[Dataset content]:
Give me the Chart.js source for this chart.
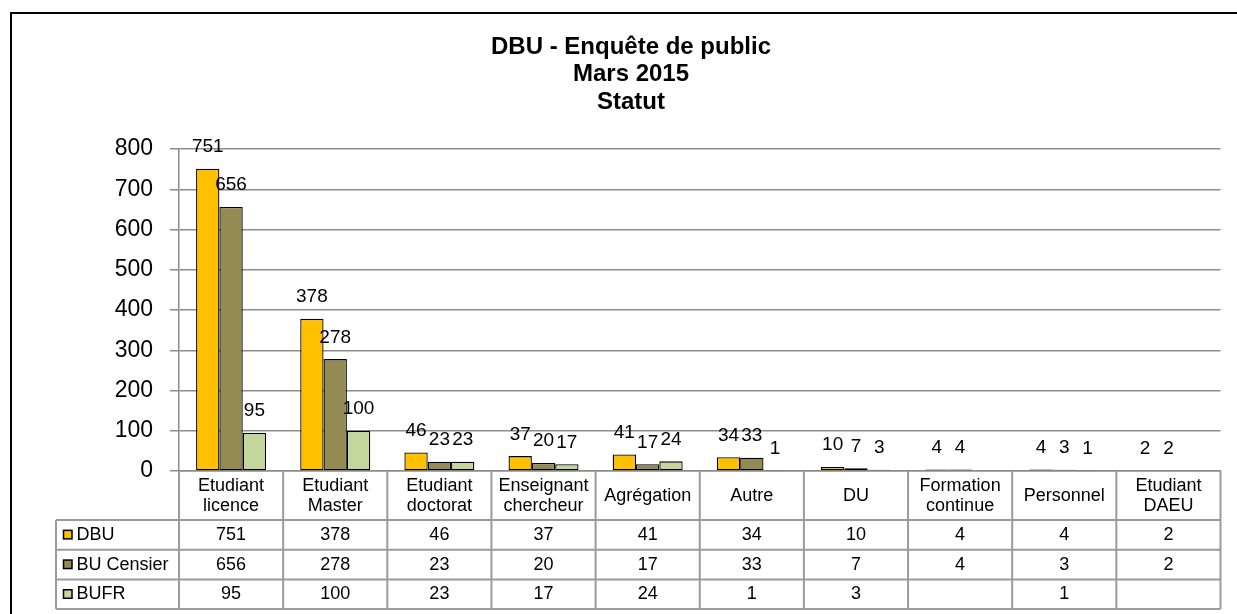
<!DOCTYPE html>
<html>
<head>
<meta charset="utf-8">
<script src="https://cdn.jsdelivr.net/npm/chart.js@4.4.1/dist/chart.umd.min.js"></script>
<style>
  html, body { margin: 0; padding: 0; background: #fff; }
  canvas { display: block; }
</style>
</head>
<body>
<canvas id="statutChart" width="1237" height="614"></canvas>
<script>
// --- DATA ---
const categories = [
    ['Etudiant', 'licence'], ['Etudiant', 'Master'], ['Etudiant', 'doctorat'],
    ['Enseignant', 'chercheur'], 'Agrégation', 'Autre', 'DU',
    ['Formation', 'continue'], 'Personnel', ['Etudiant', 'DAEU']
];
const seriesNames = ['DBU', 'BU Censier', 'BUFR'];
const dbuValues = [751, 378, 46, 37, 41, 34, 10, 4, 4, 2];
const censierValues = [656, 278, 23, 20, 17, 33, 7, 4, 3, 2];
const bufrValues = [95, 100, 23, 17, 24, 1, 3, null, 1, null];
const yTicks = [0, 100, 200, 300, 400, 500, 600, 700, 800];
const titleLines = ['DBU - Enquête de public', 'Mars 2015', 'Statut'];

const seriesColors = ['#FFC000', '#948A54', '#C3D69B'];
const FONT = '"Liberation Sans", Arial, sans-serif';

Chart.defaults.font.family = FONT;
Chart.defaults.color = '#000';

// value labels above each bar
const barValueLabels = {
    id: 'barValueLabels',
    afterDatasetsDraw(chart) {
        const ctx = chart.ctx;
        ctx.save();
        ctx.font = '19px ' + FONT;
        ctx.fillStyle = '#000';
        ctx.textAlign = 'center';
        ctx.textBaseline = 'alphabetic';
        chart.data.datasets.forEach((ds, di) => {
            chart.getDatasetMeta(di).data.forEach((bar, i) => {
                const v = ds.data[i];
                if (v === null) return;
                ctx.fillText(String(v), bar.x, bar.y - 16.5);
            });
        });
        ctx.restore();
    }
};

// data table under the axis + outer frame
const dataTable = {
    id: 'dataTable',
    afterDraw(chart) {
        const ctx = chart.ctx;
        const xs = chart.scales.x;
        const area = chart.chartArea;
        const step = xs.getPixelForValue(1) - xs.getPixelForValue(0);
        const colLeft = i => xs.getPixelForValue(i) - step / 2;
        const headerBottom = area.bottom + 49;
        const rowH = 29.7;
        const tableLeft = 56;
        const tableRight = colLeft(categories.length);
        const tableBottom = headerBottom + rowH * seriesNames.length;

        ctx.save();
        ctx.strokeStyle = '#9b9b9b';
        ctx.lineWidth = 2;
        ctx.beginPath();
        for (let i = 0; i <= categories.length; i++) {
            const px = colLeft(i);
            ctx.moveTo(px, area.bottom);
            ctx.lineTo(px, tableBottom);
        }
        for (let r = 0; r <= seriesNames.length; r++) {
            const py = headerBottom + r * rowH;
            ctx.moveTo(tableLeft, py);
            ctx.lineTo(tableRight, py);
        }
        ctx.moveTo(tableLeft, headerBottom);
        ctx.lineTo(tableLeft, tableBottom);
        ctx.stroke();

        ctx.font = '18px ' + FONT;
        ctx.textBaseline = 'middle';
        chart.data.datasets.forEach((ds, di) => {
            const cy = headerBottom + rowH * di + rowH / 2;
            // legend key
            ctx.fillStyle = seriesColors[di];
            ctx.fillRect(63.5, cy - 4.5, 8.5, 8.5);
            ctx.strokeStyle = '#000';
            ctx.lineWidth = 1.5;
            ctx.strokeRect(63.5, cy - 4.5, 8.5, 8.5);
            ctx.fillStyle = '#000';
            ctx.textAlign = 'left';
            ctx.fillText(ds.label, 76.5, cy);
            ctx.textAlign = 'center';
            ds.data.forEach((v, i) => {
                if (v === null) return;
                ctx.fillText(String(v), xs.getPixelForValue(i), cy);
            });
        });

        // outer frame (only top & left edges are inside the picture)
        ctx.strokeStyle = '#000';
        ctx.lineWidth = 2;
        ctx.beginPath();
        ctx.moveTo(11, chart.height);
        ctx.lineTo(11, 13);
        ctx.lineTo(chart.width, 13);
        ctx.stroke();
        ctx.restore();
    }
};

const ctx = document.getElementById('statutChart');
new Chart(ctx, {
    type: 'bar',
    data: {
        labels: categories,
        datasets: [
            { label: seriesNames[0], data: dbuValues, backgroundColor: seriesColors[0] },
            { label: seriesNames[1], data: censierValues, backgroundColor: seriesColors[1] },
            { label: seriesNames[2], data: bufrValues, backgroundColor: seriesColors[2] }
        ].map(d => Object.assign(d, {
            borderColor: '#000',
            borderWidth: 1.3,
            borderSkipped: false,
            categoryPercentage: 0.672,
            barPercentage: 1.0
        }))
    },
    options: {
        responsive: false,
        animation: false,
        devicePixelRatio: 1,
        layout: { padding: { top: 13, left: 41.5, right: 16.5, bottom: 5 } },
        plugins: {
            legend: { display: false },
            tooltip: { enabled: false },
            title: {
                display: true,
                text: titleLines,
                color: '#000',
                font: { size: 24, weight: 'bold', lineHeight: 1.15 },
                padding: { top: 20.4, bottom: 32.8 }
            }
        },
        scales: {
            x: {
                grid: { display: false },
                border: { display: true, color: '#8c8c8c', width: 1.5 },
                ticks: {
                    color: '#000',
                    font: { size: 18, lineHeight: 1.111 },
                    padding: 7,
                    crossAlign: 'center',
                    maxRotation: 0,
                    autoSkip: false
                },
                afterFit: scale => { scale.height = 138; }
            },
            y: {
                min: yTicks[0],
                max: yTicks[yTicks.length - 1],
                grid: { color: '#8c8c8c', lineWidth: 1.5, tickLength: 9 },
                border: { display: true, color: '#8c8c8c', width: 1.5 },
                ticks: {
                    stepSize: yTicks[1] - yTicks[0],
                    color: '#000',
                    font: { size: 23 },
                    padding: 17
                },
                afterFit: scale => { scale.width = 137.5; }
            }
        }
    },
    plugins: [barValueLabels, dataTable]
});
</script>
</body>
</html>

[Your instructions]: Transcribe the listing above verbatim. Omit the pictures.

[Full output]:
Give me the Chart.js source for this chart.
<!DOCTYPE html>
<html>
<head>
<meta charset="utf-8">
<script src="https://cdn.jsdelivr.net/npm/chart.js@4.4.1/dist/chart.umd.min.js"></script>
<style>
  html, body { margin: 0; padding: 0; background: #fff; }
  canvas { display: block; }
</style>
</head>
<body>
<canvas id="statutChart" width="1237" height="614"></canvas>
<script>
// --- DATA ---
const categories = [
    ['Etudiant', 'licence'], ['Etudiant', 'Master'], ['Etudiant', 'doctorat'],
    ['Enseignant', 'chercheur'], 'Agrégation', 'Autre', 'DU',
    ['Formation', 'continue'], 'Personnel', ['Etudiant', 'DAEU']
];
const seriesNames = ['DBU', 'BU Censier', 'BUFR'];
const dbuValues = [751, 378, 46, 37, 41, 34, 10, 4, 4, 2];
const censierValues = [656, 278, 23, 20, 17, 33, 7, 4, 3, 2];
const bufrValues = [95, 100, 23, 17, 24, 1, 3, null, 1, null];
const yTicks = [0, 100, 200, 300, 400, 500, 600, 700, 800];
const titleLines = ['DBU - Enquête de public', 'Mars 2015', 'Statut'];

const seriesColors = ['#FFC000', '#948A54', '#C3D69B'];
const FONT = '"Liberation Sans", Arial, sans-serif';

Chart.defaults.font.family = FONT;
Chart.defaults.color = '#000';

// value labels above each bar
const barValueLabels = {
    id: 'barValueLabels',
    afterDatasetsDraw(chart) {
        const ctx = chart.ctx;
        ctx.save();
        ctx.font = '19px ' + FONT;
        ctx.fillStyle = '#000';
        ctx.textAlign = 'center';
        ctx.textBaseline = 'alphabetic';
        chart.data.datasets.forEach((ds, di) => {
            chart.getDatasetMeta(di).data.forEach((bar, i) => {
                const v = ds.data[i];
                if (v === null) return;
                ctx.fillText(String(v), bar.x, bar.y - 16.5);
            });
        });
        ctx.restore();
    }
};

// data table under the axis + outer frame
const dataTable = {
    id: 'dataTable',
    afterDraw(chart) {
        const ctx = chart.ctx;
        const xs = chart.scales.x;
        const area = chart.chartArea;
        const step = xs.getPixelForValue(1) - xs.getPixelForValue(0);
        const colLeft = i => xs.getPixelForValue(i) - step / 2;
        const headerBottom = area.bottom + 49;
        const rowH = 29.7;
        const tableLeft = 56;
        const tableRight = colLeft(categories.length);
        const tableBottom = headerBottom + rowH * seriesNames.length;

        ctx.save();
        ctx.strokeStyle = '#9b9b9b';
        ctx.lineWidth = 2;
        ctx.beginPath();
        for (let i = 0; i <= categories.length; i++) {
            const px = colLeft(i);
            ctx.moveTo(px, area.bottom);
            ctx.lineTo(px, tableBottom);
        }
        for (let r = 0; r <= seriesNames.length; r++) {
            const py = headerBottom + r * rowH;
            ctx.moveTo(tableLeft, py);
            ctx.lineTo(tableRight, py);
        }
        ctx.moveTo(tableLeft, headerBottom);
        ctx.lineTo(tableLeft, tableBottom);
        ctx.stroke();

        ctx.font = '18px ' + FONT;
        ctx.textBaseline = 'middle';
        chart.data.datasets.forEach((ds, di) => {
            const cy = headerBottom + rowH * di + rowH / 2;
            // legend key
            ctx.fillStyle = seriesColors[di];
            ctx.fillRect(63.5, cy - 4.5, 8.5, 8.5);
            ctx.strokeStyle = '#000';
            ctx.lineWidth = 1.5;
            ctx.strokeRect(63.5, cy - 4.5, 8.5, 8.5);
            ctx.fillStyle = '#000';
            ctx.textAlign = 'left';
            ctx.fillText(ds.label, 76.5, cy);
            ctx.textAlign = 'center';
            ds.data.forEach((v, i) => {
                if (v === null) return;
                ctx.fillText(String(v), xs.getPixelForValue(i), cy);
            });
        });

        // outer frame (only top & left edges are inside the picture)
        ctx.strokeStyle = '#000';
        ctx.lineWidth = 2;
        ctx.beginPath();
        ctx.moveTo(11, chart.height);
        ctx.lineTo(11, 13);
        ctx.lineTo(chart.width, 13);
        ctx.stroke();
        ctx.restore();
    }
};

const ctx = document.getElementById('statutChart');
new Chart(ctx, {
    type: 'bar',
    data: {
        labels: categories,
        datasets: [
            { label: seriesNames[0], data: dbuValues, backgroundColor: seriesColors[0] },
            { label: seriesNames[1], data: censierValues, backgroundColor: seriesColors[1] },
            { label: seriesNames[2], data: bufrValues, backgroundColor: seriesColors[2] }
        ].map(d => Object.assign(d, {
            borderColor: '#000',
            borderWidth: 1.3,
            borderSkipped: false,
            categoryPercentage: 0.672,
            barPercentage: 1.0
        }))
    },
    options: {
        responsive: false,
        animation: false,
        devicePixelRatio: 1,
        layout: { padding: { top: 13, left: 41.5, right: 16.5, bottom: 5 } },
        plugins: {
            legend: { display: false },
            tooltip: { enabled: false },
            title: {
                display: true,
                text: titleLines,
                color: '#000',
                font: { size: 24, weight: 'bold', lineHeight: 1.15 },
                padding: { top: 20.4, bottom: 32.8 }
            }
        },
        scales: {
            x: {
                grid: { display: false },
                border: { display: true, color: '#8c8c8c', width: 1.5 },
                ticks: {
                    color: '#000',
                    font: { size: 18, lineHeight: 1.111 },
                    padding: 7,
                    crossAlign: 'center',
                    maxRotation: 0,
                    autoSkip: false
                },
                afterFit: scale => { scale.height = 138; }
            },
            y: {
                min: yTicks[0],
                max: yTicks[yTicks.length - 1],
                grid: { color: '#8c8c8c', lineWidth: 1.5, tickLength: 9 },
                border: { display: true, color: '#8c8c8c', width: 1.5 },
                ticks: {
                    stepSize: yTicks[1] - yTicks[0],
                    color: '#000',
                    font: { size: 23 },
                    padding: 17
                },
                afterFit: scale => { scale.width = 137.5; }
            }
        }
    },
    plugins: [barValueLabels, dataTable]
});
</script>
</body>
</html>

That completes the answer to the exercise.